Через несколько дней после моего разговора с Игельстромом я получил письмо из Вены от гетмана Огинского, в котором он сообщал, что тяжело болен, и просил срочно приехать повидаться с ним. Я сообщил об этом российскому послу, и тот без всяких затруднений выдал мне паспорт. Я тут же отправился в дорогу, но некоторое недоразумение вынудило меня остановиться в Ольмюце (немецкое название города Оломоуц в Чехии).
Там меня и настиг курьер посла, к письму которого была приложена записка от короля: в ней была предупредительная, но и весьма настойчивая просьба, не теряя времени вернуться в Варшаву ради государственных дел чрезвычайной важности. Я ответил в нескольких словах, что болен, что не продолжу путь в Вену и вернусь в Варшаву, как только позволит здоровье».
«Я задержался еще на несколько дней в Ольмюце и за это время послал в Вену с верным человеком драгоценности, деньги и бумаги, принадлежавшие гетману Огинскому и бывшие у меня на сохранении. При этом я дал ему знать о причинах, по которым не мог продолжать свой путь в Вену.
Поскольку гонец, посланный мною, был человеком надежным, на которого можно было вполне рассчитывать, ему в Вене передали для меня письма, в которых сообщалось, что готовится заговор против поработителей Польши; что ядро этого заговора находится в зарубежной стране, которая не называлась; что тайные связи соединяют все провинции Польши и что они тянутся в самый центр Варшавы. Ранее или позднее разразится восстание, гибельное для русских и их сторонников, однако при этом трудно надеяться на благотворность его результатов для нашей несчастной страны.»
«Я вернулся из путешествия в начале февраля 1794 года. Больше не было разговора о срочных делах, по поводу которых Игельстром и король считали необходимым мое присутствие в Варшаве.
Очевидно, что это был лишь предлог отозвать меня обратно в Варшаву. Игельстром, который боялся нареканий из Петербурга за то, что отпустил меня в Вену, заставил короля написать мне настоятельную. Я заметил также, что Игельстром был вежлив, но сдержан со мной и даже не настаивал, чтобы я обязательно присутствовал на всех заседаниях Совета, от которых я уклонялся под предлогом состояния здоровья, которое еще не совсем восстановилось.
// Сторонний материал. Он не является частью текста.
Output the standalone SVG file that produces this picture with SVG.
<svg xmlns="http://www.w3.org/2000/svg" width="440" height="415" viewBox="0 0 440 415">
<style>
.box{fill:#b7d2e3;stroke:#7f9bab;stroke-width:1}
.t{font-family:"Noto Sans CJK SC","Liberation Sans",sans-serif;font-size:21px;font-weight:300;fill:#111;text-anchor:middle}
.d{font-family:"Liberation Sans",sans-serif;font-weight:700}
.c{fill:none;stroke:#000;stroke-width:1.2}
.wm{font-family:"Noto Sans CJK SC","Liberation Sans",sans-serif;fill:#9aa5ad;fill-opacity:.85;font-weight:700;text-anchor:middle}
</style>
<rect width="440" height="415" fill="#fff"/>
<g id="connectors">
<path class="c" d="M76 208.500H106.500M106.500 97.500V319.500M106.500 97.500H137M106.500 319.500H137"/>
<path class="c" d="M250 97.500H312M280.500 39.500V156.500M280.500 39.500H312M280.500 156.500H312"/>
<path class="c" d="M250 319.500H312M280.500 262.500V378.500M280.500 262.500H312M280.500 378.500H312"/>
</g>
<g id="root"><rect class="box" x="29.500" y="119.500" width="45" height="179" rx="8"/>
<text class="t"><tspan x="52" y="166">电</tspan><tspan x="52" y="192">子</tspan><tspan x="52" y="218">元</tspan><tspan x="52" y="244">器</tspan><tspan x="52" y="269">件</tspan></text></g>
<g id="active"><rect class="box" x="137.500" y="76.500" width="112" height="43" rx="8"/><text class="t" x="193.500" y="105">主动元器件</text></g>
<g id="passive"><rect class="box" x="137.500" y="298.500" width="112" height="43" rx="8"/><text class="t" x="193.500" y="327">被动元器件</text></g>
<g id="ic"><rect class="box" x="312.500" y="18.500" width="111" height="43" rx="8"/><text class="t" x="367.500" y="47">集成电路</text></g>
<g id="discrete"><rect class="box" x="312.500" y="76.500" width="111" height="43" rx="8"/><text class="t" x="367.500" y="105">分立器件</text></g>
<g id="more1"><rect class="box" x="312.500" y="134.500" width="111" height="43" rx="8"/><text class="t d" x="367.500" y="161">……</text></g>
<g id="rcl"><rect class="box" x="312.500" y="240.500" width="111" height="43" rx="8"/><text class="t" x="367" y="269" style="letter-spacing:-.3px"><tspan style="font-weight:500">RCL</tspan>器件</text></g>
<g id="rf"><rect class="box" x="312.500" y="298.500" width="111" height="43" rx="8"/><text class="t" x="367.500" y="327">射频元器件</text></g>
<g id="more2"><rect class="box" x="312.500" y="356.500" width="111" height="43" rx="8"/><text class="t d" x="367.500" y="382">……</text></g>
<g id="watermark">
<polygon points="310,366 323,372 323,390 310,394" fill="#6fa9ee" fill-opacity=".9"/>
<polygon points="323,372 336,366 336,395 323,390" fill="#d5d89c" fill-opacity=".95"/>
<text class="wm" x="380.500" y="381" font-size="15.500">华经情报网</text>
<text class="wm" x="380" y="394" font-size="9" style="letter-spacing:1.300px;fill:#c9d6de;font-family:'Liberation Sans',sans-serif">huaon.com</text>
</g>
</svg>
Было очевидно, что посол не доверял мне и боялся моего влияния на короля и на то малое число членов Совета, которые были искренне преданы интересам родины».
«Я еще раз воспользовался снисходительностью Игельстрома, чтобы заявить ему, что, прежде чем отправиться в Петербург, как я ему уже говорил, мне необходимо привести в порядок и завершить мои семейные дела в Литве по поводу контрактов в Минске и Новогрудке на месяц март.
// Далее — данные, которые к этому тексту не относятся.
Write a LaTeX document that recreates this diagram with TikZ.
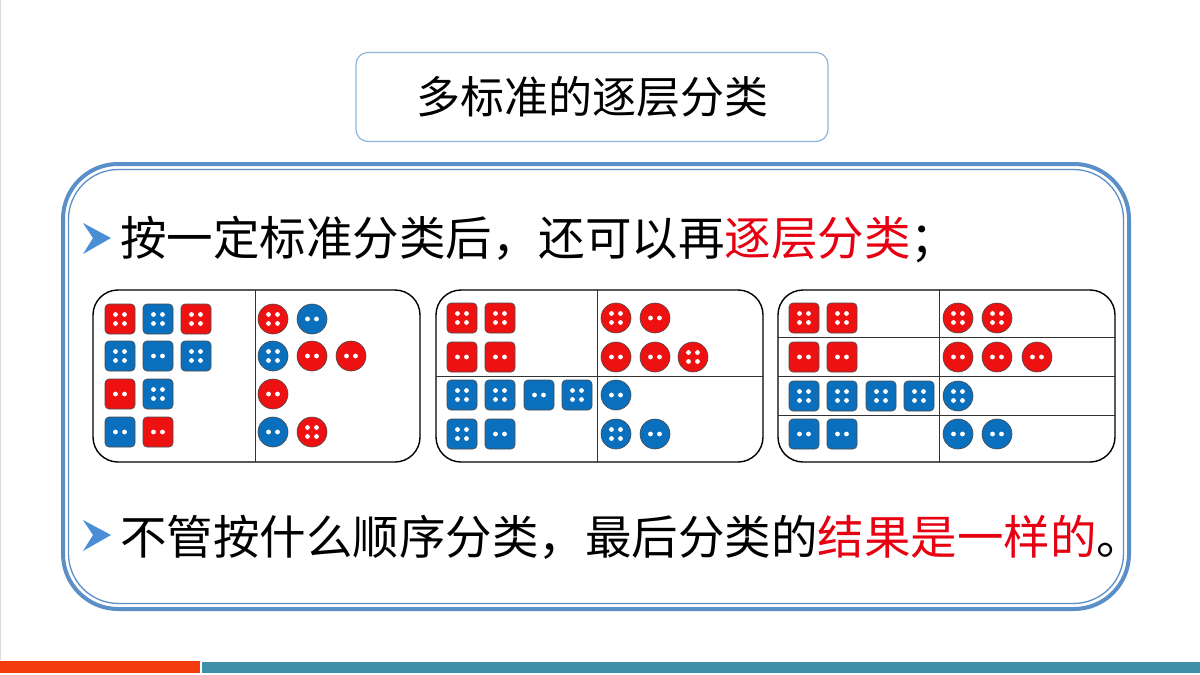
\documentclass[tikz,border=0pt]{standalone}
\usepackage{fontspec}
\newfontfamily\cjk{Noto Sans CJK SC}
\definecolor{frameblue}{HTML}{5A8FC8}
\definecolor{titleblue}{HTML}{8FB4DC}
\definecolor{dred}{HTML}{EE1111}
\definecolor{dblue}{HTML}{0A6FBD}
\definecolor{txtred}{HTML}{E60012}
\definecolor{barred}{HTML}{F23A0C}
\definecolor{barteal}{HTML}{3F8FA8}
\definecolor{bulletblue}{HTML}{4A8FD6}
\newcommand{\mydie}[4]{%
  \draw[fill=#3,draw=black!70,line width=0.6pt,rounded corners=4pt] (#1-15,#2-15) rectangle (#1+15,#2+15);
  \mydots{#1}{#2}{#4}}
\newcommand{\mybtn}[4]{%
  \draw[fill=#3,draw=black!70,line width=0.6pt] (#1,#2) circle (15);
  \mydots{#1}{#2}{#4}}
\newcommand{\mydots}[3]{%
  \ifnum#3=4
    \fill[white] (#1-4.5,#2-4.5) circle (2.4) (#1+4.5,#2-4.5) circle (2.4) (#1-4.5,#2+4.5) circle (2.4) (#1+4.5,#2+4.5) circle (2.4);
  \else
    \fill[white] (#1-4.5,#2) circle (2.4) (#1+4.5,#2) circle (2.4);
  \fi}
\tikzset{panel/.style={draw=black,line width=1.4pt,rounded corners=25pt},
  divider/.style={draw=black!80,line width=0.8pt},
  bigtext/.style={font=\cjk\fontsize{46.5}{52}\selectfont,anchor=west,inner sep=0pt}}
\begin{document}
\begin{tikzpicture}[x=1pt,y=-1pt]
\useasboundingbox (0,0) rectangle (1200,675);
\fill[white] (0,0) rectangle (1200,675);
\draw[black!15,line width=1pt] (0.5,0) -- (0.5,660);
% bottom bars
\fill[barred] (0,661) rectangle (200,673);
\fill[barteal] (202,662) rectangle (1200,673);
% title
\node[draw=titleblue,line width=1.2pt,rounded corners=12pt,minimum width=472pt,minimum height=89pt,font=\cjk\fontsize{44}{50}\selectfont] (title) at (592,97) {多标准的逐层分类};
% frame
\draw[frameblue,line width=4pt,rounded corners=55pt] (63,164) rectangle (1129,609);
\draw[frameblue,line width=1.3pt,rounded corners=50pt] (68.5,169.5) rectangle (1123.5,603.5);
% bullets
\foreach \yy/\nm in {240/b1,537/b2}{
  \fill[bulletblue] (83,\yy-17) -- (111,\yy-2) -- (83,\yy+14) -- (93,\yy-2) -- cycle;
  \coordinate (\nm) at (83,\yy);
}
\node[bigtext] (l1) at (120,240) {按一定标准分类后，还可以再\textcolor{txtred}{逐层分类}；};
\node[bigtext] (l2) at (120,537) {不管按什么顺序分类，最后分类的\textcolor{txtred}{结果是一样的}。};
% panel 1
\draw[panel] (93,290) rectangle (420,462);
\draw[divider] (255,290) -- (255,462);
\foreach \x/\y/\c/\n in {120/319/dred/4,158/319/dblue/4,196/319/dred/4,
  120/356/dblue/4,158/356/dblue/2,196/356/dblue/4,
  120/394/dred/2,158/394/dblue/4,120/432/dblue/2,158/432/dred/2}{\mydie{\x}{\y}{\c}{\n}}
\foreach \x/\y/\c/\n in {273/319/dred/4,312/319/dblue/2,
  273/356/dblue/4,312/356/dred/2,351/356/dred/2,
  273/394/dred/2,273/432/dblue/2,312/432/dred/4}{\mybtn{\x}{\y}{\c}{\n}}
% panel 2
\draw[panel] (436,290) rectangle (763,462);
\draw[divider] (597,290) -- (597,462) (436,376) -- (763,376);
\foreach \x/\y/\c/\n in {462/318/dred/4,500/318/dred/4,462/357/dred/2,500/357/dred/2,
  462/395/dblue/4,500/395/dblue/4,539/395/dblue/2,577/395/dblue/4,
  462/434/dblue/4,500/434/dblue/2}{\mydie{\x}{\y}{\c}{\n}}
\foreach \x/\y/\c/\n in {616/318/dred/4,655/318/dred/2,
  616/357/dred/2,655/357/dred/2,693/357/dred/4,
  616/395/dblue/2,616/434/dblue/4,655/434/dblue/2}{\mybtn{\x}{\y}{\c}{\n}}
% panel 3
\draw[panel] (778,290) rectangle (1115,462);
\draw[divider] (939,290) -- (939,462) (778,337) -- (1115,337) (778,376) -- (1115,376) (778,415) -- (1115,415);
\foreach \x/\y/\c/\n in {804/318/dred/4,842/318/dred/4,804/357/dred/2,842/357/dred/2,
  804/396/dblue/4,842/396/dblue/4,881/396/dblue/4,919/396/dblue/4,
  804/434/dblue/2,842/434/dblue/2}{\mydie{\x}{\y}{\c}{\n}}
\foreach \x/\y/\c/\n in {958/318/dred/4,997/318/dred/4,
  958/357/dred/2,997/357/dred/2,1037/357/dred/2,
  958/396/dblue/4,958/434/dblue/2,997/434/dblue/2}{\mybtn{\x}{\y}{\c}{\n}}
\end{tikzpicture}
\end{document}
Игельстром нашел мою просьбу уважительной, а поскольку вопрос о моей поездке в Петербург стоял по-прежнему и он побаивался, что я могу причинить ему вред, то без всяких затруднений согласился на мой отъезд. Однако, под предлогом облегчения моего проезда через расположение российских войск, он приставил ко мне сопровождающим унтер-офицера, очень сообразительного, которому было поручено, как я догадался вскоре, наблюдать за мной и следить за всеми моими действиями.
Это был последний раз, когда я виделся с Игельстромом в Варшаве. Я спешно покинул столицу и увидел ее вновь только после трагических событий, ареной которых она стала. Застал я этот город в состоянии, весьма отличном от того, в каком он был к концу февраля».